I am trying to run a fulltext query using Postgresql that can cater for partial matches using wildcards.
It seems easy enough to have a postfix wildcard after the search term, however I cannot figure out how to specify a prefix wildcard.
For example, I can perform a postfix search easily enough using something like..
SELECT "t1".*
FROM "t1"
WHERE (to_tsvector('simple', "t1"."city") @@ to_tsquery('simple', 'don:*') )
should return results matching "London"
However I cant seem to do a prefix search like...
SELECT "t1".*
FROM "t1"
WHERE (to_tsvector('simple', "t1"."city") @@ to_tsquery('simple', ':*don') )

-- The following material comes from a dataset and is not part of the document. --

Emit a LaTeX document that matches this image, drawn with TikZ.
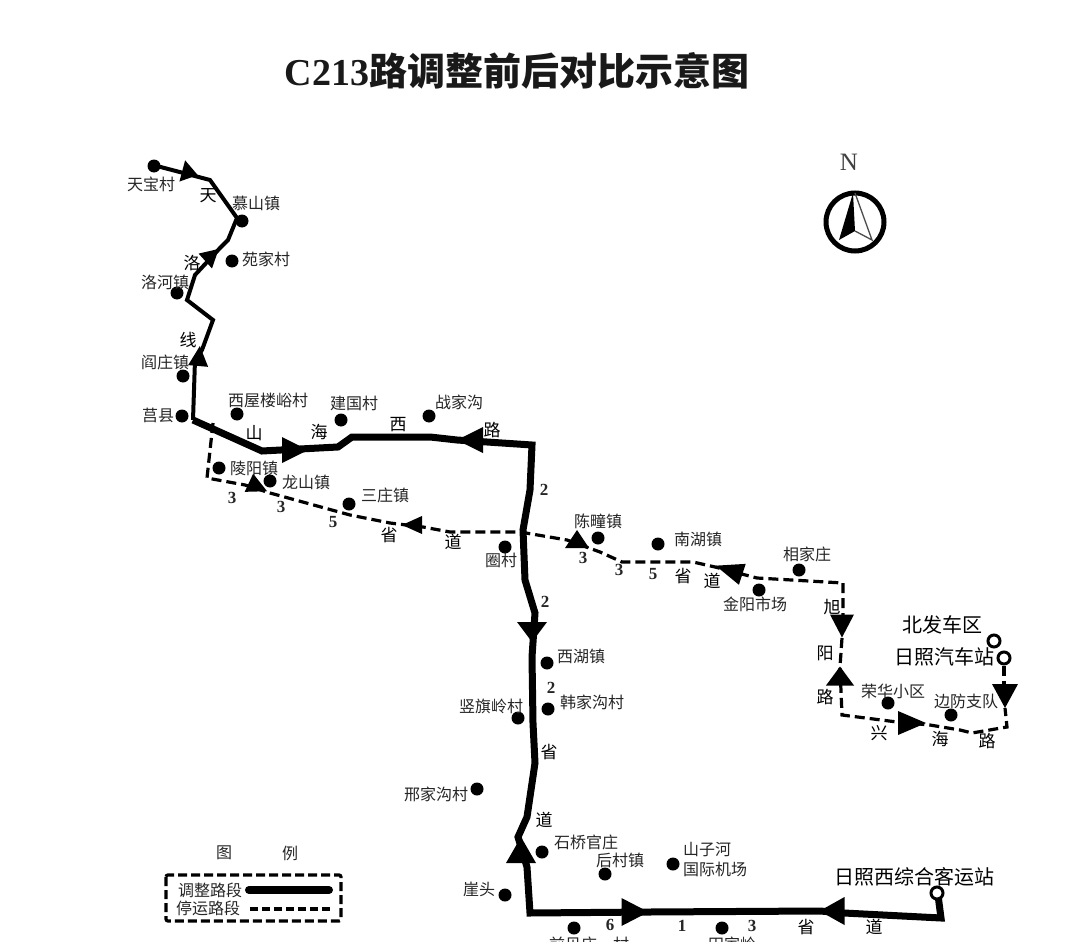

Ideally I'd like to have a wildcard prefixed to the front and end of the search term, something like...
SELECT "t1".*
FROM "t1"
WHERE (to_tsvector('simple', "t1"."city") @@ to_tsquery('simple', ':*don:*') )
I can use a LIKE condition however I was hoping to benefit from the performance of the full text search features in Postgres.
Full text search is good for finding words, not substrings.
For substring searches you'd better use like '%don%'
with pg_trgm
extension available from PostgreSQL 9.1 and using gin (column_name gin_trgm_ops)
or using gist (column_name gist_trgm_ops)
indexes. But your index would be very big (even several times bigger than your table) and write performance not very good.
There's a very good example of using pg_trgm for substring search on select * from depesz blog.